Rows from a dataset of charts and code
..............................
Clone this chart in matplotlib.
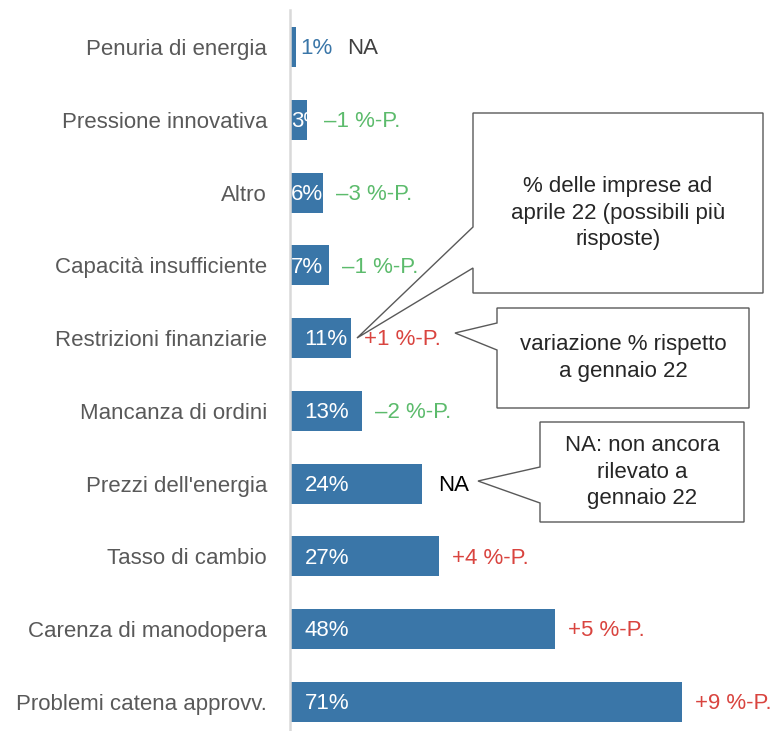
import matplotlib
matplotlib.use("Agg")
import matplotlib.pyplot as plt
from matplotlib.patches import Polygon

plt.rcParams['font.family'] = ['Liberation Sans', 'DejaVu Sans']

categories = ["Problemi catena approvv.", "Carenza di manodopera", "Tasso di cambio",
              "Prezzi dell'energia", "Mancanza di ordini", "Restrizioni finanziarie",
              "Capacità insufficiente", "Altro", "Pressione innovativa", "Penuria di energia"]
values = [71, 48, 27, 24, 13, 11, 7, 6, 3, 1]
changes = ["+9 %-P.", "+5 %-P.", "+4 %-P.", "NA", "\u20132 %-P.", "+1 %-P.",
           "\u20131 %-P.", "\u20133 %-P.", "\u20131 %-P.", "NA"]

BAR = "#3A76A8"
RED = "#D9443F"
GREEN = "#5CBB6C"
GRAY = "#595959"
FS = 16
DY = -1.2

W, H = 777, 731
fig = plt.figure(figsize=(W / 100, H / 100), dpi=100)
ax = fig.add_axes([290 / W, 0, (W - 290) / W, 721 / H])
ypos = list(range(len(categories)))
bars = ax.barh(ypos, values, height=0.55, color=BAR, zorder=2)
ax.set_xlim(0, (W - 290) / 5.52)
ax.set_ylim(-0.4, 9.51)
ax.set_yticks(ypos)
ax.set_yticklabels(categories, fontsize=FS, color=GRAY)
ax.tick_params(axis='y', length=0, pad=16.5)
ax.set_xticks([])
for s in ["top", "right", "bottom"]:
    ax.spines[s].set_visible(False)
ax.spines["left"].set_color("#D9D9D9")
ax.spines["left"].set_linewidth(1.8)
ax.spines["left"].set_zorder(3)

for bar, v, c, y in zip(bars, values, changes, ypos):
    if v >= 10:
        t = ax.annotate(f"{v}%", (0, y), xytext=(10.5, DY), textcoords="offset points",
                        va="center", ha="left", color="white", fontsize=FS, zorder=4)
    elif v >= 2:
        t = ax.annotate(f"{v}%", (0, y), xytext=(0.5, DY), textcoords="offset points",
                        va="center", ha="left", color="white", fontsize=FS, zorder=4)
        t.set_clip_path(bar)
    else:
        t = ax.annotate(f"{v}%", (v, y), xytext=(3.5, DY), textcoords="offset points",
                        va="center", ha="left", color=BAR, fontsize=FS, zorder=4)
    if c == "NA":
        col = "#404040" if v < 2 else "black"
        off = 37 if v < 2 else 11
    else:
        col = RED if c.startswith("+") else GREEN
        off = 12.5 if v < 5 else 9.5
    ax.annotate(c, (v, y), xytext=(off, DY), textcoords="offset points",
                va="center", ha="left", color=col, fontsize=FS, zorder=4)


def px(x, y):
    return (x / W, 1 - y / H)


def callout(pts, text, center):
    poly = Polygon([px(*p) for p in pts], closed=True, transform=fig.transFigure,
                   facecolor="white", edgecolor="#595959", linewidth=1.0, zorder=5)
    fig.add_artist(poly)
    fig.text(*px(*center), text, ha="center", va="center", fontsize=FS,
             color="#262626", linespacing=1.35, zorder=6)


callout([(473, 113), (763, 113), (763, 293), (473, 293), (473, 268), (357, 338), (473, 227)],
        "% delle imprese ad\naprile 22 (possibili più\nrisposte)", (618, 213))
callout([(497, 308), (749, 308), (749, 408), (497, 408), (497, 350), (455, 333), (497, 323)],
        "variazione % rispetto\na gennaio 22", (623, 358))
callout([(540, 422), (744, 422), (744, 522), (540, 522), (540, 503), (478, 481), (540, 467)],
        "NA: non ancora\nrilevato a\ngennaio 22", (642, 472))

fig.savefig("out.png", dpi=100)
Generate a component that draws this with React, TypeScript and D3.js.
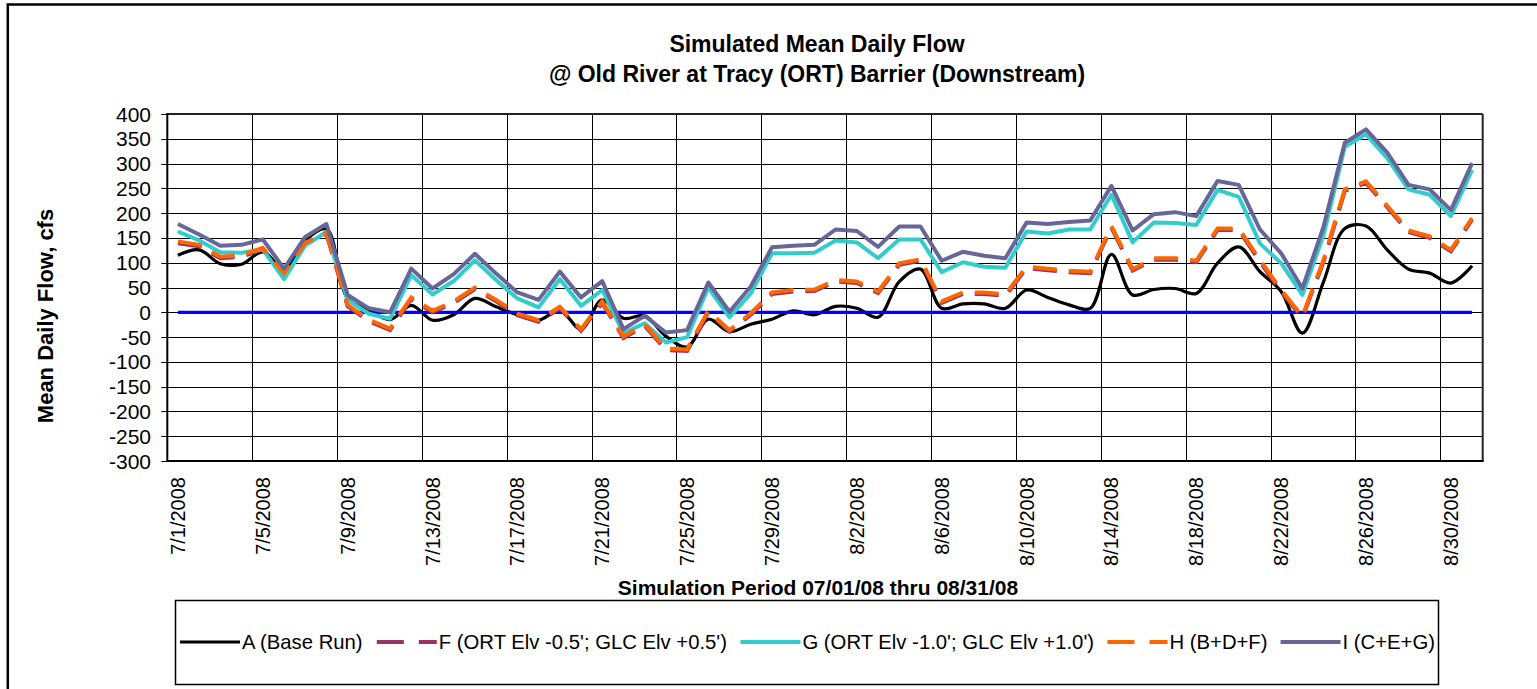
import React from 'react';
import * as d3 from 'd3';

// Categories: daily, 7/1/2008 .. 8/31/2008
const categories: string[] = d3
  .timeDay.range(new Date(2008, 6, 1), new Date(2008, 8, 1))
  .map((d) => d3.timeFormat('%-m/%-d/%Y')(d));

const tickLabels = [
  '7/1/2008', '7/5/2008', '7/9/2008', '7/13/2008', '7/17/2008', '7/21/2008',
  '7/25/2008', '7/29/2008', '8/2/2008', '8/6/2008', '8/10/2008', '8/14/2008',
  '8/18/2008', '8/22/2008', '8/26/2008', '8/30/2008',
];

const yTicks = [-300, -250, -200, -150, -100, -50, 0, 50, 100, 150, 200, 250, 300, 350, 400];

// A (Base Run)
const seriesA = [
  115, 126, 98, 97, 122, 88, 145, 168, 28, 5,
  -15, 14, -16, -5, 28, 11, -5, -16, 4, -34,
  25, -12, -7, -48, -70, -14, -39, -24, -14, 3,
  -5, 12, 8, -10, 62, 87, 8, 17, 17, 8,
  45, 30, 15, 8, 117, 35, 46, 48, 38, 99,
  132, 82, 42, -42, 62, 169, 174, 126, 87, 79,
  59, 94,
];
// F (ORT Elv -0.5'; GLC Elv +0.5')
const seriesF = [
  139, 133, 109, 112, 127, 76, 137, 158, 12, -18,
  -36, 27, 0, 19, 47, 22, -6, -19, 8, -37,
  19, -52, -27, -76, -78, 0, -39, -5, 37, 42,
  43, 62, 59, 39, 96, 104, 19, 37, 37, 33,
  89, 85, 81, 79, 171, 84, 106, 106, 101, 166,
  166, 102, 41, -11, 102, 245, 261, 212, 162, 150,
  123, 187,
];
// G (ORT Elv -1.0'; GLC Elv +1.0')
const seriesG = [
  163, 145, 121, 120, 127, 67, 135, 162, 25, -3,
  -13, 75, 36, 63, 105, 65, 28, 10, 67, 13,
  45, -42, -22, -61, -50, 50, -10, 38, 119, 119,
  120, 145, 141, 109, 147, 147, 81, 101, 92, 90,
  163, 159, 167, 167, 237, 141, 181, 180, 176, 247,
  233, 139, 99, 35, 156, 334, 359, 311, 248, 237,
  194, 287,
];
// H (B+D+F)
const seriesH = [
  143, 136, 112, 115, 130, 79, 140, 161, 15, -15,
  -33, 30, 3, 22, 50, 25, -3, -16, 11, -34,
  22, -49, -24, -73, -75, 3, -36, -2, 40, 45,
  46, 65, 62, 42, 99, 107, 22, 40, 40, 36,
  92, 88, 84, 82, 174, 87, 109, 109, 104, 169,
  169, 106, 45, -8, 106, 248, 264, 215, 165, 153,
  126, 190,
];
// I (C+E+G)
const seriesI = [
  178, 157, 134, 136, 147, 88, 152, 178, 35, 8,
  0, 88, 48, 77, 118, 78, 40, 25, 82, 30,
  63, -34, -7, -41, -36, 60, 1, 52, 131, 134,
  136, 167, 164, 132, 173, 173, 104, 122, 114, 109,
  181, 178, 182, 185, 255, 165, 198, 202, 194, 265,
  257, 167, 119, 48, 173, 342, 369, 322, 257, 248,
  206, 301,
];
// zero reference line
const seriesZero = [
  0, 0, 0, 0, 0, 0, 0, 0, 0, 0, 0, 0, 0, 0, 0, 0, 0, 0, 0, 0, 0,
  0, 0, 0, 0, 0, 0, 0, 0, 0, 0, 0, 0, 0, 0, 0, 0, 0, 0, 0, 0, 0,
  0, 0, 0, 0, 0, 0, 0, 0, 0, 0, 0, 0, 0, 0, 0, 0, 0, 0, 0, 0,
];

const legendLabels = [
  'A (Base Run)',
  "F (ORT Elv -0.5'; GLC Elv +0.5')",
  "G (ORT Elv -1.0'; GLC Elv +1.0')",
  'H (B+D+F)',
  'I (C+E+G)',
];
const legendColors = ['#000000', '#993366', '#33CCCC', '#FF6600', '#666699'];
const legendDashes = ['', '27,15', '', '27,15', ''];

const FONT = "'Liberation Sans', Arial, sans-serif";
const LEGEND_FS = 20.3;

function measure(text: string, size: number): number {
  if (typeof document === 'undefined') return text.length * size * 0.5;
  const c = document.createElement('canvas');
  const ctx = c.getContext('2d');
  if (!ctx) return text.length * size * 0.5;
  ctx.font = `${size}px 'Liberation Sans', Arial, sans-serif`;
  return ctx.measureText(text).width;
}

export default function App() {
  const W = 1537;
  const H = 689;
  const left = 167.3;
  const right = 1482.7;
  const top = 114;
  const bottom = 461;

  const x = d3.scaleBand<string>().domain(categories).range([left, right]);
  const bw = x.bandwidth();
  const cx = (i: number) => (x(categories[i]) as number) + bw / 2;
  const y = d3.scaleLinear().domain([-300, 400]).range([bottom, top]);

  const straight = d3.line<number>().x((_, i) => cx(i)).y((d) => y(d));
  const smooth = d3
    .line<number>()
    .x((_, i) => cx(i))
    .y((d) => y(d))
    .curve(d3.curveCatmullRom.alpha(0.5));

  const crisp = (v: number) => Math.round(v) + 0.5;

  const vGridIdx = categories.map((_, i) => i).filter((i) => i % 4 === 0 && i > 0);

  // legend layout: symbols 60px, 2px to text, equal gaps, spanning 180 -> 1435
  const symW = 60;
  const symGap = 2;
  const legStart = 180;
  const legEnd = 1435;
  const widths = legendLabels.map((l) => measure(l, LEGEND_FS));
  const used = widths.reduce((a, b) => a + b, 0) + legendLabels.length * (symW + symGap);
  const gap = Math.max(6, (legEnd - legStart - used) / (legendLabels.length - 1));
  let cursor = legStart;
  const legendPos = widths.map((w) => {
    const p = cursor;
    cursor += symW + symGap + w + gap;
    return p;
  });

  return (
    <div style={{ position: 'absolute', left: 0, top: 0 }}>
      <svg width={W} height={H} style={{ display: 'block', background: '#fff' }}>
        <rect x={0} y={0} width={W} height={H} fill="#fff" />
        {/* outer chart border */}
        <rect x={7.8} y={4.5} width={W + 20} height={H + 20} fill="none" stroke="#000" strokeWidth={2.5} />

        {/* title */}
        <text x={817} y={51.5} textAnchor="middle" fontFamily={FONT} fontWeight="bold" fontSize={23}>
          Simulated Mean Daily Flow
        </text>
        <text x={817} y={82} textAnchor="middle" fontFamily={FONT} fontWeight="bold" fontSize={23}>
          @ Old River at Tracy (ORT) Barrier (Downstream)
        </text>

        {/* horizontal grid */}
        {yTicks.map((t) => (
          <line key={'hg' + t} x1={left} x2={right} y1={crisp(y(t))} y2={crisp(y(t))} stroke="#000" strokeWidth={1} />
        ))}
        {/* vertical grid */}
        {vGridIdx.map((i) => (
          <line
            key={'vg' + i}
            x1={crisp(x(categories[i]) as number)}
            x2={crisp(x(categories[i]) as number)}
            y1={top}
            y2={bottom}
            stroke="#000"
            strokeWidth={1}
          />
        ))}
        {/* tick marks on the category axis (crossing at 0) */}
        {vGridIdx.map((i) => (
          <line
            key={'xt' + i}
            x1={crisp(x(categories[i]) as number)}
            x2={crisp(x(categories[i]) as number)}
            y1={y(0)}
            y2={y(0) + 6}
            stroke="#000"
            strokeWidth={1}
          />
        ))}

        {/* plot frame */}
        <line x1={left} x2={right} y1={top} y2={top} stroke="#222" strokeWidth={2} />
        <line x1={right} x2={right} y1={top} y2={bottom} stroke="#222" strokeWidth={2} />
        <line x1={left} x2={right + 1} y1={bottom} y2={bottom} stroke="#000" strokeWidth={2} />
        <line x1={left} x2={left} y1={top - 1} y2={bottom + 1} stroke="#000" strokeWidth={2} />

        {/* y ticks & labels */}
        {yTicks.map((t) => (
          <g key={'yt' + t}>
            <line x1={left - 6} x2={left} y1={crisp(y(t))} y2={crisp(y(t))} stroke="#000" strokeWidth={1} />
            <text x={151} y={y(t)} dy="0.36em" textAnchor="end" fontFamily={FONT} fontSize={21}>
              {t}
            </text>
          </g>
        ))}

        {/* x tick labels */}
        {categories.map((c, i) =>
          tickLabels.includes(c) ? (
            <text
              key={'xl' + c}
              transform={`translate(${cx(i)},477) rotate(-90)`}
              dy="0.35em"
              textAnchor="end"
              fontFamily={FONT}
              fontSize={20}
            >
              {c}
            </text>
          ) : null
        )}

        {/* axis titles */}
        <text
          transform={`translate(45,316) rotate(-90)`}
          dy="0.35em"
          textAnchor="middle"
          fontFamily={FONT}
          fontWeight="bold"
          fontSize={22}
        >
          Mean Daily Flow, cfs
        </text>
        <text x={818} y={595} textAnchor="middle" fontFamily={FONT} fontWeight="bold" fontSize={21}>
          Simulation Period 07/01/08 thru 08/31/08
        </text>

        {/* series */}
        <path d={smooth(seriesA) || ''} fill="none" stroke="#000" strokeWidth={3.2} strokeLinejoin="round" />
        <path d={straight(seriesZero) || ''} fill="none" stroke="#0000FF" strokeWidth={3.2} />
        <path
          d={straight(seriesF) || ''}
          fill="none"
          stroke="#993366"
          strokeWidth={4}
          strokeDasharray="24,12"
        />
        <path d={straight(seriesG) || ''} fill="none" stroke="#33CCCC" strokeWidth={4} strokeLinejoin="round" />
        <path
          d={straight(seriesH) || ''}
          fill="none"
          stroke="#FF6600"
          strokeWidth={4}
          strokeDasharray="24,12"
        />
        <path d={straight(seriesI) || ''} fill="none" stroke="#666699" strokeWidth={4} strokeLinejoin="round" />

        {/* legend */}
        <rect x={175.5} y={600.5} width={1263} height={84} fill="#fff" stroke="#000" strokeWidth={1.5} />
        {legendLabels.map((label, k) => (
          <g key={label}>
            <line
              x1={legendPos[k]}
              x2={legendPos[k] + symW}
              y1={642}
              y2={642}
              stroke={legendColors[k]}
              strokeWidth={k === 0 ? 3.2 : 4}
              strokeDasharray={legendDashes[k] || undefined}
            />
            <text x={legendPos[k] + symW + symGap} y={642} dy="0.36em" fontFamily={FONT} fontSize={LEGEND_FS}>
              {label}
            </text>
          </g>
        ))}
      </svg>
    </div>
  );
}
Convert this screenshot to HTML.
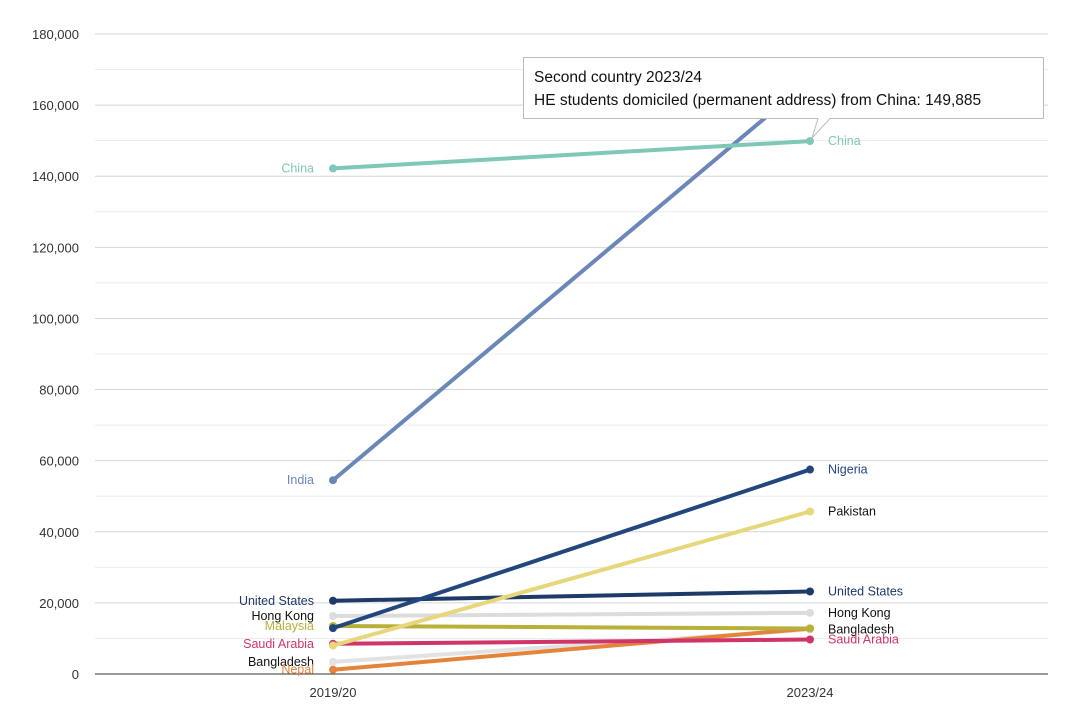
..............................
**WHAT THE TASK ASKS**
Up to and including the line containing "plt.rcParams['font.family'] = ['Liberation", repeat every line from the start of the data, but none of the pictures.

**SOLVED PROBLEM**
Clone this chart in matplotlib.
import matplotlib
matplotlib.use("Agg")
import matplotlib.pyplot as plt
from matplotlib.patches import Polygon

plt.rcParams['font.family'] = ['Liberation Sans', 'DejaVu Sans']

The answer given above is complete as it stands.